Madame la présidente, madame la ministre, mes chers collègues, le projet de loi modifiant la loi n° 2004-639 du 2 juillet 2004 relative à l’octroi de mer est un texte très important pour nos quatre départements d’outre-mer, car il apportera davantage de ressources aux collectivités territoriales, en particulier aux communes, et favorisera le développement des entreprises locales. Je rappelle que l’octroi de mer est l’une des plus anciennes taxes du régime fiscal français. Il remonte en effet à Colbert : c’est un édit de décembre 1663 qui est à l’origine de sa pérennisation.
Afin que ce système de taxation, assimilable à un droit de douane, ne porte pas atteinte au principe de libre circulation des marchandises introduit par le traité de Rome, il a été aménagé par la décision du Conseil du 22 décembre 1989, qui dispose que l’octroi de mer doit être appliqué indistinctement aux importations et à la production locale, mais autorise les autorités régionales à en exonérer les activités économiques locales pour une période ne dépassant pas dix ans et sous certaines conditions. Le Conseil tenait ainsi compte de l’achèvement du marché unique tout en reconnaissant la réalité régionale spécifique des départements d’outre-mer.
L’octroi de mer représente à la fois la principale ressource des communes d’outre-mer et une protection indispensable pour les économies ultramarines. Il est d’autant plus indispensable au budget des communes d’outre-mer que celles-ci doivent faire face à des surcoûts liés à divers facteurs, comme l’éloignement, l’insularité ou le climat, alors même que leurs recettes fiscales sont inférieures à celles des communes de métropole.
Ce bref rappel historique a, selon moi, le mérite de souligner deux éléments qu’il ne faut jamais perdre de vue. Premièrement, l’Union européenne, tout en reconnaissant les spécificités des départements d’outre-mer, parmi lesquelles leurs handicaps structurels, s’inscrit toujours dans une logique d’intégration. Deuxièmement, les dérogations qu’elle accepte d’accorder à ces départements, comme les aides qu’elle leur apporte au moyen des fonds structurels, ont toujours pour objectif un possible rattrapage du niveau de vie et du PIB moyens européens. Elles sont donc toujours considérées comme transitoires. C’est ce qui explique les remises en cause périodiques de l’octroi de mer.
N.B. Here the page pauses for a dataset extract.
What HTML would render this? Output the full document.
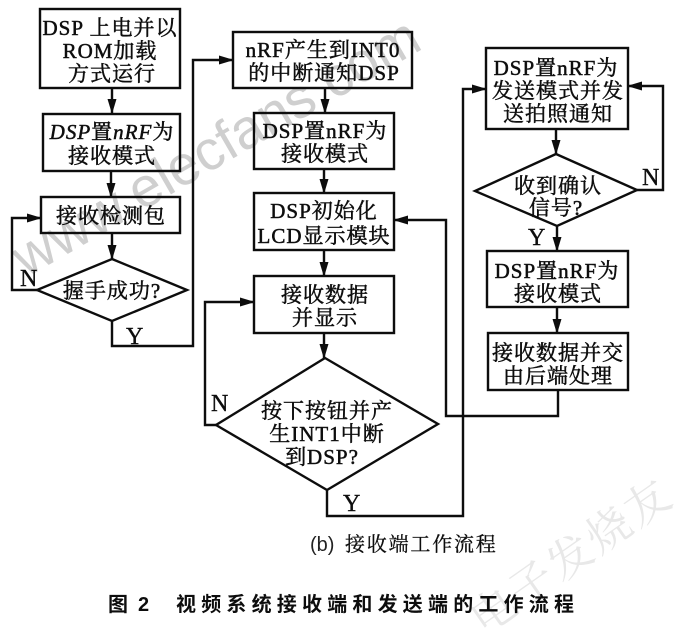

Cependant, les autorités de Bruxelles savent s’incliner devant les réalités. En fait, toute la difficulté est de parvenir à les leur faire appréhender correctement. C’est la raison pour laquelle des négociations bien menées, qui s’appuient sur ceux qui connaissent parfaitement ces réalités, car ils vivent au plus près d’elles, ont leur importance.
L’octroi de mer, rappelons-le, n’a pas altéré les échanges en défaveur de l’Europe : les importations en provenance des pays de l’Union, France métropolitaine comprise, se sont accrues d’environ 5 % par an, et le déficit de notre balance commerciale continue de s’aggraver, nos exportations couvrant moins de 20 % de nos importations. Cela contredit l’argument selon lequel l’octroi de mer constitue une dérogation indue au principe de libre concurrence.
Cependant, des dispositions dérogatoires successives ne permettront jamais d’inscrire durablement le tissu économique des DOM dans une dynamique de développement. En effet, de dérogation en dérogation, toute stratégie de croissance risque de se voir périodiquement remise en cause, eu égard aux incertitudes que fait nécessairement peser sur les DOM la non-conformité à la législation européenne.
En fait, le véritable défi que nous devons relever est d’éradiquer le mal économique qui ronge l’outre-mer et qui se manifeste notamment dans le chômage massif subi par nos jeunes.
Par sa décision du 17 décembre 2014, le Conseil de l’Union européenne a défini le cadre dans lequel les DOM sont autorisés à exonérer totalement ou partiellement de l’octroi de mer les productions locales sensibles, limitativement énumérées, pour leur permettre de supporter la concurrence des produits similaires importés. Le présent projet de loi modifie la rédaction de la loi du 2 juillet 2004 relative à l’octroi de mer, afin de transposer les dispositions issues de cette décision du Conseil.